:: TASK DIRECTIONS ::
Extract, from the listing that follows, each line containing the word "with".
╭─ EXTRACTED MATERIAL
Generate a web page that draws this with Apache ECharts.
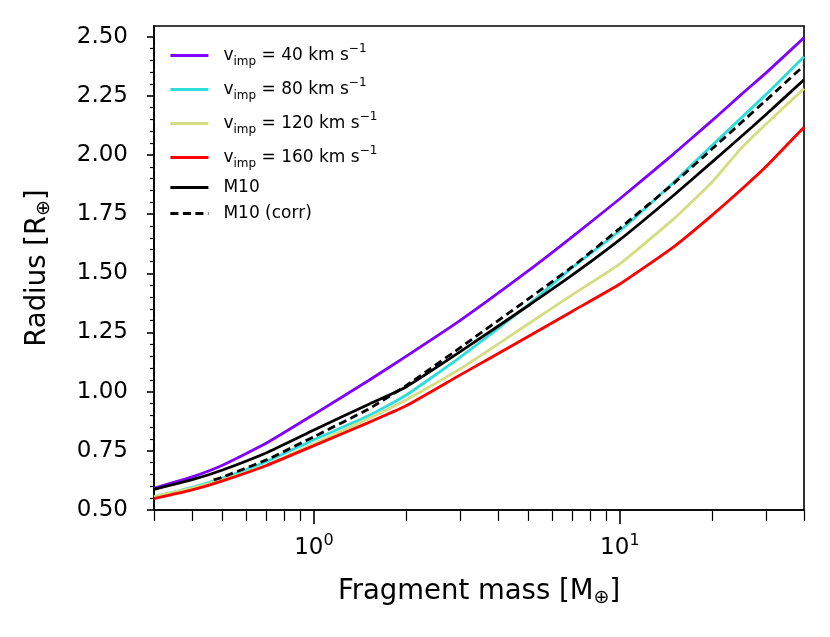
╰─
╭─ EXTRACTED MATERIAL
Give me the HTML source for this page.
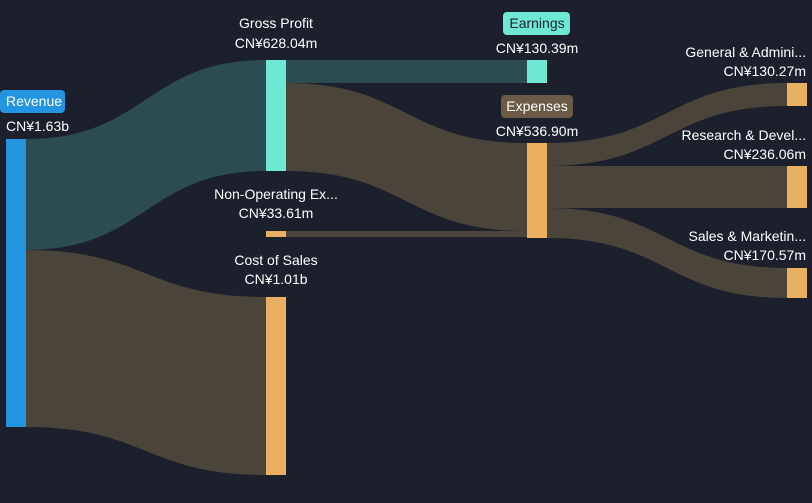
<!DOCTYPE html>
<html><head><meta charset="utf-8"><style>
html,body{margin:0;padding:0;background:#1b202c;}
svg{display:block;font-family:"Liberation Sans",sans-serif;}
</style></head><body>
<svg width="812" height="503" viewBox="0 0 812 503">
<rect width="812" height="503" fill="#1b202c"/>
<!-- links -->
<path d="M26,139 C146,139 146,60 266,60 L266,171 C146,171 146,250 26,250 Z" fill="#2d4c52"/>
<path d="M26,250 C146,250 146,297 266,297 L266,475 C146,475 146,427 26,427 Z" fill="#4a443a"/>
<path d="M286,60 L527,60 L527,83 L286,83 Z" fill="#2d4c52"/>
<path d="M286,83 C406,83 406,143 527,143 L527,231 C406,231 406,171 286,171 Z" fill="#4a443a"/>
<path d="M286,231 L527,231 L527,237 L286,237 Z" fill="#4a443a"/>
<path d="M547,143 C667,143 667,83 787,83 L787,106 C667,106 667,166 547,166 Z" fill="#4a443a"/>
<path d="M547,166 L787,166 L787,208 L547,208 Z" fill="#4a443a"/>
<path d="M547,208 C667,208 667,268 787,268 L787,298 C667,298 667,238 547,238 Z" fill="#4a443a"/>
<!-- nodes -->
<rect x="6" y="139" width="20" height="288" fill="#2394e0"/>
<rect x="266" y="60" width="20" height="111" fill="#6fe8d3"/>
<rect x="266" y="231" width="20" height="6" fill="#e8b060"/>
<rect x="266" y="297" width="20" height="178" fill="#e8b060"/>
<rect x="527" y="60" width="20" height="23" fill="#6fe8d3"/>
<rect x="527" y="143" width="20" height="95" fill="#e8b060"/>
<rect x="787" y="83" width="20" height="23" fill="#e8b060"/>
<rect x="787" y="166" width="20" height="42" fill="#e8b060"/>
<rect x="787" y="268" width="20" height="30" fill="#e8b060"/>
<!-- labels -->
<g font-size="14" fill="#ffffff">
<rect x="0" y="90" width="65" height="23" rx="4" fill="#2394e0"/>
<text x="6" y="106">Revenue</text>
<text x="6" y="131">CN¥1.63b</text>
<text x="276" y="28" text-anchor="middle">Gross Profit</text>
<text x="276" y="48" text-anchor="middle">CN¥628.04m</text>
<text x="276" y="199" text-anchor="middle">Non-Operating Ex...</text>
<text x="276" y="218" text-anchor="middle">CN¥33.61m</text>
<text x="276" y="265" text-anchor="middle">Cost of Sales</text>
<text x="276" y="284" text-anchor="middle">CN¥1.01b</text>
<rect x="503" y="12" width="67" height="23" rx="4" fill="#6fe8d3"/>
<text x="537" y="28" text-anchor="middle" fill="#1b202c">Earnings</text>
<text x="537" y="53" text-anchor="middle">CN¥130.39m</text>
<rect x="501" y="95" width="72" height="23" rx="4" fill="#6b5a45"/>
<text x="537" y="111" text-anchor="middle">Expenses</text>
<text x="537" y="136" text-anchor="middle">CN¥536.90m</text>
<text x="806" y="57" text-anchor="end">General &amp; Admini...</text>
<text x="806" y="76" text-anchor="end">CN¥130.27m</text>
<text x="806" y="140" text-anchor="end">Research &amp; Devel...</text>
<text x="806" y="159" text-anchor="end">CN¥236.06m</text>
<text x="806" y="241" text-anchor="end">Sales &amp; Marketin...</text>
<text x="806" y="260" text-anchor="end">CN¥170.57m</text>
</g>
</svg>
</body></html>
╰─
╭─ EXTRACTED MATERIAL
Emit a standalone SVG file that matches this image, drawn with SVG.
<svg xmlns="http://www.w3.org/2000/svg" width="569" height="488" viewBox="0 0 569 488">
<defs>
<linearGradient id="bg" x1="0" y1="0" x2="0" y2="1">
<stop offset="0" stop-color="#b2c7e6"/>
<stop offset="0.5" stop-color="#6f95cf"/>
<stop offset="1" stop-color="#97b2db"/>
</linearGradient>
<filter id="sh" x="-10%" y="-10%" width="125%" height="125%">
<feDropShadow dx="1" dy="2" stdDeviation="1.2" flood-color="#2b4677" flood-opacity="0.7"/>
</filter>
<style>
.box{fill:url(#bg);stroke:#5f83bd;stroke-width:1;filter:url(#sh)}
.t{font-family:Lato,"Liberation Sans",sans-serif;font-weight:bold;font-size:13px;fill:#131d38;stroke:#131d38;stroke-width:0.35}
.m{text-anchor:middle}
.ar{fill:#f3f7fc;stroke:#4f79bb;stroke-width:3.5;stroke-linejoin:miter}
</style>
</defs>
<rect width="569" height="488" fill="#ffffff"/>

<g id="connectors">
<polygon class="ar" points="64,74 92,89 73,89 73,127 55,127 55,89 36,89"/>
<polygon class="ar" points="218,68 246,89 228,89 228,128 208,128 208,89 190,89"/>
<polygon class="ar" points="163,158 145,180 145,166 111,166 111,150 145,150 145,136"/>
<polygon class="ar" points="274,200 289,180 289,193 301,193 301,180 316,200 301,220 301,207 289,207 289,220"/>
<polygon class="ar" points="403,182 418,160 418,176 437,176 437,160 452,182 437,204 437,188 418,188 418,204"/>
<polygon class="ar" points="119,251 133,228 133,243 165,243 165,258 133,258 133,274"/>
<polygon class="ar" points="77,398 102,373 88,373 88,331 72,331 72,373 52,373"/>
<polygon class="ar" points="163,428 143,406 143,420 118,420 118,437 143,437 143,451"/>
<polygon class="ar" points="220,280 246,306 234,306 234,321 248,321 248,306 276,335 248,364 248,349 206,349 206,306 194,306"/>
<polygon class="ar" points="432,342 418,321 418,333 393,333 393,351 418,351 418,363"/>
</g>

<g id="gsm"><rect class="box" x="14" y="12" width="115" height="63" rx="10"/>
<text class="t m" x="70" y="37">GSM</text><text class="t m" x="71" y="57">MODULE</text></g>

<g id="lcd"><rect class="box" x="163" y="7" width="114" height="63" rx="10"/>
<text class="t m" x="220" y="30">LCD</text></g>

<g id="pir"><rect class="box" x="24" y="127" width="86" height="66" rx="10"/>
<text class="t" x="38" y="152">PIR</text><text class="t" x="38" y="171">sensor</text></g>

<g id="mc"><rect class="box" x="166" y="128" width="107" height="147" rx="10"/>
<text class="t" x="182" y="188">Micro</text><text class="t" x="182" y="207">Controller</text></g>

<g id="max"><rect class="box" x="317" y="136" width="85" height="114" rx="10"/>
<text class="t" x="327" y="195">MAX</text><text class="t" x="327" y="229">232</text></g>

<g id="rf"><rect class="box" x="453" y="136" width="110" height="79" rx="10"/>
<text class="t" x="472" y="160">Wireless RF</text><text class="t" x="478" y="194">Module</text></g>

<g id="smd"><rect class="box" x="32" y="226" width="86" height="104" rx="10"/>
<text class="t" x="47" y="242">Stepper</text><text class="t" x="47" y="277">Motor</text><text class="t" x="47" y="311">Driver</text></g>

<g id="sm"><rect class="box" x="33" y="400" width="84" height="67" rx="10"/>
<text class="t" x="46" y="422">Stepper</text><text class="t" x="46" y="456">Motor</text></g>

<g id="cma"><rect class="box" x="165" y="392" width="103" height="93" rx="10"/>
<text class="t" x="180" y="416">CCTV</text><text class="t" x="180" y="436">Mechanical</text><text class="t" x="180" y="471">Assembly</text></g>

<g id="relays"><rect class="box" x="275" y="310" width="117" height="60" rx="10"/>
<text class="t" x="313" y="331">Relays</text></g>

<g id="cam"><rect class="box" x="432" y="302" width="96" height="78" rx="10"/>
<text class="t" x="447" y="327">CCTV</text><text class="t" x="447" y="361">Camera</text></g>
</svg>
╰─
:: RESULT FOR THIS TASK ::
Generate a web page that draws this with Apache ECharts.
Emit a standalone SVG file that matches this image, drawn with SVG.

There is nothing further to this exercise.